Seizures can appear between 6 and 48 hours after the last drink. Hallucinations, which can be visual, auditory, or tactile, may develop during moderate withdrawal and can last up to 6 days. The most severe form, delirium tremens, typically begins 48 to 72 hours after the last drink and can persist for up to 2 weeks. It involves confusion, agitation, fever, and cardiovascular instability, and it can be life-threatening without medical supervision. This is why people with heavy, long-term alcohol use should not attempt to quit cold turkey without professional support.
How AUD Is Treated
Treatment typically combines medical and behavioral approaches. Three FDA-approved medications target different parts of the addiction cycle. One works by blocking the receptors responsible for the pleasurable effects of drinking, which reduces cravings and makes alcohol less rewarding. Another eases the brain’s hyperexcitability during early recovery by calming glutamate activity, helping people get through the discomfort of quitting. A third causes unpleasant physical reactions (nausea, flushing) if you drink while taking it, creating a deterrent.

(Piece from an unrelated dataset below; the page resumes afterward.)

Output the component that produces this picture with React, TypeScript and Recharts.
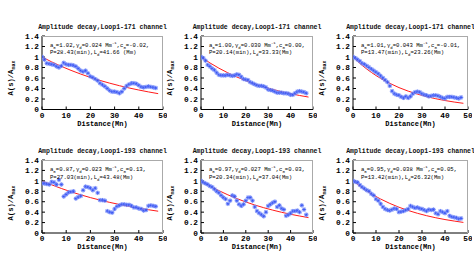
import React from 'react';
import { ComposedChart, XAxis, YAxis, Line, Scatter } from 'recharts';

// ---------- data ----------
const distance = [0,1,2,3,4,5,6,7,8,9,10,11,12,13,14,15,16,17,18,19,20,21,22,23,24,25,26,27,28,29,30,31,32,33,34,35,36,37,38,39,40,41,42,43,44,45,46,47];

const amp171a = [1.00,0.95,0.88,0.87,0.86,0.85,0.82,0.80,0.83,0.89,0.86,0.85,0.85,0.84,0.82,0.78,0.74,0.72,0.74,0.69,0.63,0.61,0.58,0.55,0.50,0.47,0.44,0.40,0.36,0.34,0.34,0.33,0.31,0.34,0.40,0.45,0.48,0.50,0.50,0.49,0.46,0.43,0.42,0.43,0.44,0.43,0.42,0.41];
const amp171b = [1.00,0.98,0.93,0.85,0.82,0.78,0.75,0.70,0.66,0.65,0.65,0.65,0.66,0.65,0.64,0.65,0.67,0.66,0.62,0.58,0.57,0.56,0.52,0.50,0.48,0.46,0.45,0.45,0.44,0.42,0.38,0.37,0.36,0.34,0.32,0.32,0.32,0.31,0.31,0.30,0.28,0.28,0.31,0.34,0.35,0.34,0.33,0.31];
const amp171c = [1.00,0.98,0.95,0.92,0.88,0.86,0.83,0.80,0.77,0.74,0.71,0.68,0.64,0.60,0.56,0.52,0.45,0.35,0.30,0.28,0.27,0.24,0.22,0.25,0.22,0.25,0.30,0.33,0.34,0.33,0.30,0.28,0.27,0.25,0.26,0.27,0.27,0.26,0.24,0.22,0.21,0.24,0.24,0.24,0.23,0.22,0.21,0.23];
const amp193a = [0.95,0.95,0.94,0.93,0.98,0.97,0.93,1.02,0.93,0.70,0.74,0.78,0.79,0.80,0.66,0.69,0.71,0.82,0.89,0.88,0.86,0.82,0.86,0.77,0.63,0.63,0.62,0.42,0.40,0.39,0.46,0.51,0.53,0.55,0.55,0.54,0.54,0.52,0.49,0.49,0.47,0.46,0.43,0.44,0.52,0.53,0.52,0.51];
const amp193b = [1.00,0.97,0.95,0.93,0.90,0.88,0.84,0.80,0.77,0.72,0.68,0.65,0.56,0.62,0.72,0.70,0.62,0.55,0.52,0.55,0.62,0.68,0.68,0.62,0.50,0.42,0.38,0.35,0.32,0.40,0.52,0.55,0.58,0.60,0.50,0.53,0.47,0.45,0.33,0.35,0.38,0.42,0.42,0.43,0.40,0.53,0.45,0.35];
const amp193c = [1.00,0.98,0.97,0.92,0.88,0.85,0.82,0.80,0.75,0.72,0.65,0.62,0.56,0.50,0.46,0.44,0.43,0.45,0.47,0.46,0.40,0.41,0.42,0.44,0.46,0.52,0.50,0.48,0.49,0.47,0.46,0.44,0.42,0.45,0.44,0.45,0.38,0.36,0.42,0.40,0.38,0.42,0.33,0.31,0.30,0.29,0.27,0.28];

const fitDistance = [0,4,8,12,16,20,24,28,32,36,40,44,48];
const fit171a = [1.000,0.907,0.822,0.745,0.675,0.611,0.553,0.501,0.453,0.410,0.371,0.335,0.302];
const fit171b = [1.000,0.887,0.787,0.698,0.619,0.549,0.487,0.432,0.383,0.340,0.301,0.267,0.237];
const fit171c = [1.000,0.840,0.706,0.593,0.498,0.417,0.350,0.293,0.245,0.205,0.171,0.142,0.118];
const fit193a = [1.000,0.924,0.854,0.790,0.732,0.679,0.631,0.587,0.547,0.510,0.477,0.446,0.418];
const fit193b = [1.000,0.901,0.812,0.732,0.660,0.595,0.537,0.485,0.439,0.397,0.359,0.326,0.295];
const fit193c = [1.000,0.866,0.751,0.652,0.567,0.494,0.432,0.378,0.332,0.292,0.258,0.229,0.203];

const xTicks = [0,10,20,30,40,50];
const yTicks = [0,0.2,0.4,0.6,0.8,1,1.2,1.4];

const titles = ['Amplitude decay,Loop1-171 channel','Amplitude decay,Loop1-193 channel'];
const params = [
  { a: '1.02', g: '0.024', c: '-0.02', p: '28.43', l: '41.66 ' },
  { a: '1.00', g: '0.030', c: '0.00', p: '20.14', l: '33.33' },
  { a: '1.01', g: '0.043', c: '-0.01', p: '13.47', l: '23.26' },
  { a: '0.87', g: '0.023', c: '0.13', p: '27.03', l: '43.48' },
  { a: '0.97', g: '0.027', c: '0.03', p: '20.34', l: '37.04' },
  { a: '0.95', g: '0.038', c: '0.05', p: '13.42', l: '26.32' },
];

const pointSeries = [amp171a, amp171b, amp171c, amp193a, amp193b, amp193c];
const fitSeries = [fit171a, fit171b, fit171c, fit193a, fit193b, fit193c];

// ---------- layout ----------
const cols = [
  { left: 42, right: 163 },
  { left: 201, right: 313 },
  { left: 353, right: 468 },
];
const rows = [
  { top: 35.5, bottom: 109, title: 28, xlab: 124 },
  { top: 160, bottom: 233, title: 152, xlab: 247 },
];

const MONO = '"Liberation Mono", "DejaVu Sans Mono", monospace';

const Star = (props: any) => {
  const { cx, cy } = props;
  if (cx == null || cy == null) return null;
  const r = 2;
  const d = r * 0.7;
  return (
    <g>
      <circle cx={cx} cy={cy} r={2.4} fill="#9fb0ff" fillOpacity={0.55} />
      <path
        d={`M${cx - r},${cy}L${cx + r},${cy}M${cx},${cy - r}L${cx},${cy + r}M${cx - d},${cy - d}L${cx + d},${cy + d}M${cx - d},${cy + d}L${cx + d},${cy - d}`}
        stroke="#3552f2"
        strokeWidth={0.7}
      />
    </g>
  );
};

const tickStyle = { fontSize: 7.8, fontFamily: MONO, fontWeight: 700, fill: '#000' };

function Panel({ idx }: { idx: number }) {
  const col = cols[idx % 3];
  const row = rows[Math.floor(idx / 3)];
  const ML = 40, MT = 4, MR = 4, XH = 20;
  const w = col.right - col.left;
  const h = row.bottom - row.top;
  const pts = distance.map((x, i) => ({ x, y: pointSeries[idx][i] }));
  const fit = fitDistance.map((x, i) => ({ x, y: fitSeries[idx][i] }));
  const pr = params[idx];
  const cx = (col.left + col.right) / 2;
  const cy = (row.top + row.bottom) / 2;
  return (
    <>
      <div style={{ position: 'absolute', left: col.left - ML, top: row.top - MT }}>
        <ComposedChart width={w + ML + MR} height={h + MT + XH} margin={{ top: MT, right: MR, left: 0, bottom: 0 }}>
          <XAxis
            type="number"
            dataKey="x"
            domain={[0, 50]}
            ticks={xTicks}
            height={XH}
            interval={0}
            tickSize={-3}
            tickMargin={5.5}
            tick={tickStyle}
            axisLine={{ stroke: '#000', strokeWidth: 1 }}
            tickLine={{ stroke: '#000' }}
            allowDataOverflow
          />
          <YAxis
            type="number"
            dataKey="y"
            domain={[0, 1.4]}
            ticks={yTicks}
            width={ML}
            interval={0}
            tickSize={-3}
            tickMargin={6}
            tick={tickStyle}
            axisLine={{ stroke: '#000', strokeWidth: 1 }}
            tickLine={{ stroke: '#000' }}
            allowDataOverflow
          />
          <Line
            data={fit}
            dataKey="y"
            type="monotone"
            stroke="#ff1a1a"
            strokeWidth={1}
            dot={false}
            activeDot={false}
            isAnimationActive={false}
          />
          <Scatter data={pts} dataKey="y" shape={Star} isAnimationActive={false} />
        </ComposedChart>
      </div>
      <div
        style={{
          position: 'absolute',
          left: col.left,
          top: row.top,
          width: w,
          height: h,
          borderTop: '1px solid #aaa',
          borderRight: '1px solid #aaa',
          boxSizing: 'border-box',
          pointerEvents: 'none',
        }}
      />
      <div
        style={{
          position: 'absolute',
          left: cx - 100,
          width: 200,
          top: row.title - 4,
          lineHeight: '8px',
          textAlign: 'center',
          fontFamily: MONO,
          fontWeight: 700,
          fontSize: 6.5,
          whiteSpace: 'nowrap',
          color: '#111',
        }}
      >
        {titles[Math.floor(idx / 3)]}
      </div>
      <div
        style={{
          position: 'absolute',
          left: col.left + 8,
          top: row.top + 6,
          fontFamily: MONO,
          fontSize: 5.6,
          lineHeight: '7.5px',
          whiteSpace: 'nowrap',
          color: '#000',
        }}
      >
        <div>
          a<sub style={{ fontSize: 4, lineHeight: 0 }}>0</sub>={pr.a},γ<sub style={{ fontSize: 4, lineHeight: 0 }}>d</sub>={pr.g} Mm<sup style={{ fontSize: 4, lineHeight: 0 }}>-1</sup>,c<sub style={{ fontSize: 4, lineHeight: 0 }}>0</sub>={pr.c},
        </div>
        <div>
          P={pr.p}(min),L<sub style={{ fontSize: 4, lineHeight: 0 }}>d</sub>={pr.l}(Mm)
        </div>
      </div>
      <div
        style={{
          position: 'absolute',
          left: col.left - 31 - 50,
          top: cy + 6 - 5,
          width: 100,
          height: 10,
          lineHeight: '10px',
          textAlign: 'center',
          transform: 'rotate(-90deg)',
          fontFamily: MONO,
          fontWeight: 700,
          fontSize: 7.2,
          whiteSpace: 'nowrap',
          color: '#000',
        }}
      >
        A(s)/A<sub style={{ fontSize: 5, lineHeight: 0 }}>max</sub>
      </div>
      <div
        style={{
          position: 'absolute',
          left: cx - 50,
          width: 100,
          top: row.xlab - 4,
          lineHeight: '8px',
          textAlign: 'center',
          fontFamily: MONO,
          fontWeight: 700,
          fontSize: 7,
          whiteSpace: 'nowrap',
          color: '#000',
        }}
      >
        Distance(Mn)
      </div>
    </>
  );
}

export default function App() {
  return (
    <div
      style={{
        position: 'absolute',
        left: 0,
        top: 0,
        width: 474,
        height: 260,
        overflow: 'hidden',
        background: '#fff',
      }}
    >
      {[0, 1, 2, 3, 4, 5].map((i) => (
        <Panel key={i} idx={i} />
      ))}
    </div>
  );
}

Behavioral treatments range from one-on-one therapy to group-based programs. Cognitive behavioral therapy helps people identify the situations and thought patterns that lead to drinking and develop alternative responses. Motivational interviewing helps people who are ambivalent about change find their own reasons to pursue recovery. Mutual support groups provide accountability and community. No single approach works for everyone, and many people benefit from combining medication with some form of counseling or peer support.
Why the Language Is Changing
You’ll still hear the word “alcoholic” in everyday conversation, and many people in recovery use it to describe themselves. But in clinical and public health settings, there’s been a deliberate move toward person-first language: “person with alcohol use disorder” rather than “alcoholic.” The reasoning isn’t just about politeness. Research shows that stigmatizing labels change how medical professionals perceive and treat patients. One study found that the language used in a patient’s chart influenced prescribing patterns, meaning the words a doctor read about a patient affected the care that patient received.
Stigma also affects whether people seek help in the first place. When the public conversation frames addiction as a moral failing, people with AUD are less likely to pursue treatment, less likely to stick with it, and less likely to believe recovery is possible. Framing AUD as a medical condition with biological roots and effective treatments doesn’t excuse harmful behavior, but it does make it more likely that people will get the help that works.